Given data:
** START **

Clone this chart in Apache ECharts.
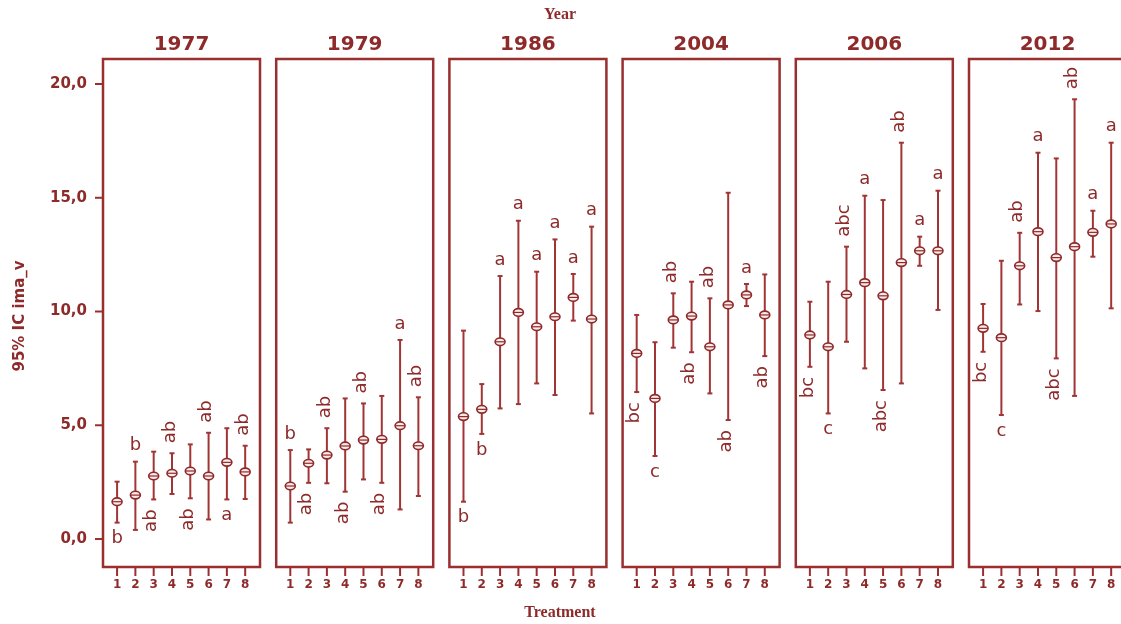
<!DOCTYPE html>
<html>
<head>
<meta charset="utf-8">
<script src="https://cdn.jsdelivr.net/npm/echarts@6/dist/echarts.min.js"></script>
<style>
  html, body { margin: 0; padding: 0; background: #ffffff; }
  #chart { width: 1121px; height: 624px; }
</style>
</head>
<body>
<div id="chart"></div>
<script>
// Years shown as panels, treatments on each panel's x axis
const years = ['1977', '1979', '1986', '2004', '2006', '2012'];
const treatments = [1, 2, 3, 4, 5, 6, 7, 8];
const yTicks = [0, 5, 10, 15, 20];
const yTickLabels = ['0,0', '5,0', '10,0', '15,0', '20,0'];

// Mean of ima_v with its 95% confidence interval, one set per year
const mean1977  = [1.64, 1.93, 2.77, 2.89, 2.99, 2.77, 3.37, 2.95];
const lower1977 = [0.72, 0.40, 1.74, 1.98, 1.79, 0.86, 1.74, 1.76];
const upper1977 = [2.52, 3.40, 3.84, 3.77, 4.16, 4.67, 4.87, 4.10];
const letters1977 = ['b', 'b', 'ab', 'ab', 'ab', 'ab', 'a', 'ab'];
const sides1977 = ['below', 'above', 'below', 'above', 'below', 'above', 'below', 'above'];

const mean1979  = [2.33, 3.33, 3.69, 4.09, 4.35, 4.38, 4.98, 4.10];
const lower1979 = [0.72, 2.47, 2.45, 2.08, 2.62, 2.47, 1.30, 1.89];
const upper1979 = [3.91, 3.94, 4.87, 6.18, 5.96, 6.29, 8.75, 6.23];
const letters1979 = ['b', 'ab', 'ab', 'ab', 'ab', 'ab', 'a', 'ab'];
const sides1979 = ['above', 'below', 'above', 'below', 'above', 'below', 'above', 'above'];

const mean1986  = [5.38, 5.70, 8.67, 9.96, 9.33, 9.77, 10.62, 9.67];
const lower1986 = [1.64, 4.62, 5.74, 5.93, 6.84, 6.33, 9.60, 5.52];
const upper1986 = [9.16, 6.81, 11.56, 13.99, 11.75, 13.17, 11.65, 13.73];
const letters1986 = ['b', 'b', 'a', 'a', 'a', 'a', 'a', 'a'];
const sides1986 = ['below', 'below', 'above', 'above', 'above', 'above', 'above', 'above'];

const mean2004  = [8.16, 6.18, 9.63, 9.80, 8.45, 10.29, 10.73, 9.85];
const lower2004 = [6.46, 3.65, 8.41, 8.21, 6.40, 5.23, 10.24, 8.04];
const upper2004 = [9.85, 8.65, 10.80, 11.31, 10.58, 15.22, 11.21, 11.63];
const letters2004 = ['bc', 'c', 'ab', 'ab', 'ab', 'ab', 'a', 'ab'];
const sides2004 = ['below', 'below', 'above', 'below', 'above', 'below', 'above', 'below'];

const mean2006  = [8.97, 8.45, 10.75, 11.27, 10.69, 12.15, 12.67, 12.67];
const lower2006 = [7.57, 5.52, 8.67, 7.50, 6.55, 6.84, 12.01, 10.07];
const upper2006 = [10.43, 11.31, 12.85, 15.09, 14.90, 17.42, 13.29, 15.31];
const letters2006 = ['bc', 'c', 'abc', 'a', 'abc', 'ab', 'a', 'a'];
const sides2006 = ['below', 'below', 'above', 'above', 'below', 'above', 'above', 'above'];

const mean2012  = [9.26, 8.85, 12.01, 13.51, 12.37, 12.85, 13.48, 13.85];
const lower2012 = [8.23, 5.45, 10.31, 10.02, 7.94, 6.29, 12.41, 10.14];
const upper2012 = [10.33, 12.23, 13.46, 16.98, 16.73, 19.33, 14.43, 17.42];
const letters2012 = ['bc', 'c', 'ab', 'a', 'abc', 'ab', 'a', 'a'];
const sides2012 = ['below', 'below', 'above', 'above', 'below', 'above', 'above', 'above'];

const means   = [mean1977, mean1979, mean1986, mean2004, mean2006, mean2012];
const lowers  = [lower1977, lower1979, lower1986, lower2004, lower2006, lower2012];
const uppers  = [upper1977, upper1979, upper1986, upper2004, upper2006, upper2012];
const letters = [letters1977, letters1979, letters1986, letters2004, letters2006, letters2012];
const sides   = [sides1977, sides1979, sides1986, sides2004, sides2006, sides2012];

const INK = '#8e2a2a';
const LINE = '#a13535';
const FRAME = '#9a2f2f';

const X_MIN = 0.23, X_MAX = 8.81;
const Y_MIN = -1.23, Y_MAX = 21.1;

const panelLeft0 = 103, panelPitch = 173.2, panelWidth = 157;
const panelTop = 59, panelHeight = 508;

function makeRenderer(p) {
  return function (params, api) {
    const x = api.value(0), lo = api.value(1), m = api.value(2), hi = api.value(3);
    const i = api.value(4);
    const pLo = api.coord([x, lo]);
    const pHi = api.coord([x, hi]);
    const pM = api.coord([x, m]);
    const cap = 2.5;
    const children = [
      { type: 'line', shape: { x1: pHi[0], y1: pHi[1], x2: pLo[0], y2: pLo[1] },
        style: { stroke: LINE, lineWidth: 2 } },
      { type: 'line', shape: { x1: pHi[0] - cap, y1: pHi[1], x2: pHi[0] + cap, y2: pHi[1] },
        style: { stroke: LINE, lineWidth: 2 } },
      { type: 'line', shape: { x1: pLo[0] - cap, y1: pLo[1], x2: pLo[0] + cap, y2: pLo[1] },
        style: { stroke: LINE, lineWidth: 2 } },
      { type: 'ellipse', shape: { cx: pM[0], cy: pM[1], rx: 5, ry: 3.8 },
        style: { fill: '#fbeaea', stroke: INK, lineWidth: 1.6 } },
      { type: 'line', shape: { x1: pM[0] - 4.8, y1: pM[1], x2: pM[0] + 4.8, y2: pM[1] },
        style: { stroke: INK, lineWidth: 1.2 } }
    ];

    // tick marks along the frame, placed through the panel's scales
    if (i === 0) {
      treatments.forEach(function (t) {
        const b = api.coord([t, Y_MIN]);
        children.push({ type: 'line', shape: { x1: b[0], y1: b[1], x2: b[0], y2: b[1] + 9 },
                        style: { stroke: FRAME, lineWidth: 2 } });
      });
      if (p === 0) {
        yTicks.forEach(function (v) {
          const c = api.coord([X_MIN, v]);
          children.push({ type: 'line', shape: { x1: c[0] - 8, y1: c[1], x2: c[0], y2: c[1] },
                          style: { stroke: FRAME, lineWidth: 2 } });
        });
      }
    }

    const txt = letters[p][i];
    const above = sides[p][i] === 'above';
    const gap = 10;
    const font = '18px "DejaVu Sans", sans-serif';
    if (txt.length === 1) {
      children.push({
        type: 'text',
        x: pM[0], y: above ? pHi[1] - gap + 3 : pLo[1] + gap - 3,
        style: { text: txt, font: font, fill: INK, align: 'center',
                 verticalAlign: above ? 'bottom' : 'top' }
      });
    } else {
      children.push({
        type: 'text',
        x: pM[0] - 2, y: above ? pHi[1] - gap : pLo[1] + gap,
        rotation: Math.PI / 2,
        style: { text: txt, font: font, fill: INK, align: above ? 'left' : 'right',
                 verticalAlign: 'middle' }
      });
    }
    return { type: 'group', children: children };
  };
}

const grids = [], xAxes = [], yAxes = [], series = [], graphics = [];
years.forEach(function (yr, p) {
  const left = panelLeft0 + p * panelPitch;
  grids.push({
    left: left, top: panelTop, width: panelWidth, height: panelHeight,
    outerBoundsMode: 'none',
    show: true, borderColor: FRAME, borderWidth: 2.5
  });
  xAxes.push({
    type: 'value', gridIndex: p, min: X_MIN, max: X_MAX,
    axisLine: { show: false, onZero: false },
    splitLine: { show: false },
    axisTick: { show: false },
    axisLabel: { customValues: treatments, margin: 12,
                 color: INK, fontWeight: 'bold', fontSize: 12,
                 fontFamily: '"DejaVu Sans", sans-serif',
                 formatter: function (v) { return String(v); } }
  });
  yAxes.push({
    type: 'value', gridIndex: p, min: Y_MIN, max: Y_MAX,
    axisLine: { show: false, onZero: false },
    splitLine: { show: false },
    axisTick: { show: false },
    axisLabel: { show: p === 0, customValues: yTicks, margin: 16,
                 color: INK, fontWeight: 'bold', fontSize: 15,
                 fontFamily: '"DejaVu Sans", sans-serif',
                 formatter: function (v) { return yTickLabels[yTicks.indexOf(v)]; } }
  });
  series.push({
    type: 'custom', xAxisIndex: p, yAxisIndex: p,
    renderItem: makeRenderer(p),
    clip: false,
    silent: true,
    data: treatments.map(function (t, i) {
      return [t, lowers[p][i], means[p][i], uppers[p][i], i];
    })
  });
  graphics.push({
    type: 'text',
    x: left + panelWidth / 2, y: 45,
    style: { text: yr, font: 'bold 20px "DejaVu Sans", sans-serif', fill: INK,
             align: 'center', verticalAlign: 'middle' }
  });
});

graphics.push({
  type: 'text', x: 560, y: 15,
  style: { text: 'Year', font: 'bold 16px "Liberation Serif", serif', fill: INK,
           align: 'center', verticalAlign: 'middle' }
});
graphics.push({
  type: 'text', x: 560, y: 613,
  style: { text: 'Treatment', font: 'bold 16px "Liberation Serif", serif', fill: INK,
           align: 'center', verticalAlign: 'middle' }
});
graphics.push({
  type: 'text', x: 20, y: 316, rotation: Math.PI / 2,
  style: { text: '95% IC ima_v', font: 'bold 15px "DejaVu Sans", sans-serif', fill: INK,
           align: 'center', verticalAlign: 'middle' }
});

const chart = echarts.init(document.getElementById('chart'));
chart.setOption({
  animation: false,
  grid: grids,
  xAxis: xAxes,
  yAxis: yAxes,
  series: series,
  graphic: graphics
});
</script>
</body>
</html>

** END **

Exercise task:
Starting with the first line of the data above and ending with the line containing "const yTickLabels = ['0,0', '5,0', '10,0', '15,0', '20,0'];", please restate every line exactly, leaving images out.

Task response:
Clone this chart in Apache ECharts.
<!DOCTYPE html>
<html>
<head>
<meta charset="utf-8">
<script src="https://cdn.jsdelivr.net/npm/echarts@6/dist/echarts.min.js"></script>
<style>
  html, body { margin: 0; padding: 0; background: #ffffff; }
  #chart { width: 1121px; height: 624px; }
</style>
</head>
<body>
<div id="chart"></div>
<script>
// Years shown as panels, treatments on each panel's x axis
const years = ['1977', '1979', '1986', '2004', '2006', '2012'];
const treatments = [1, 2, 3, 4, 5, 6, 7, 8];
const yTicks = [0, 5, 10, 15, 20];
const yTickLabels = ['0,0', '5,0', '10,0', '15,0', '20,0'];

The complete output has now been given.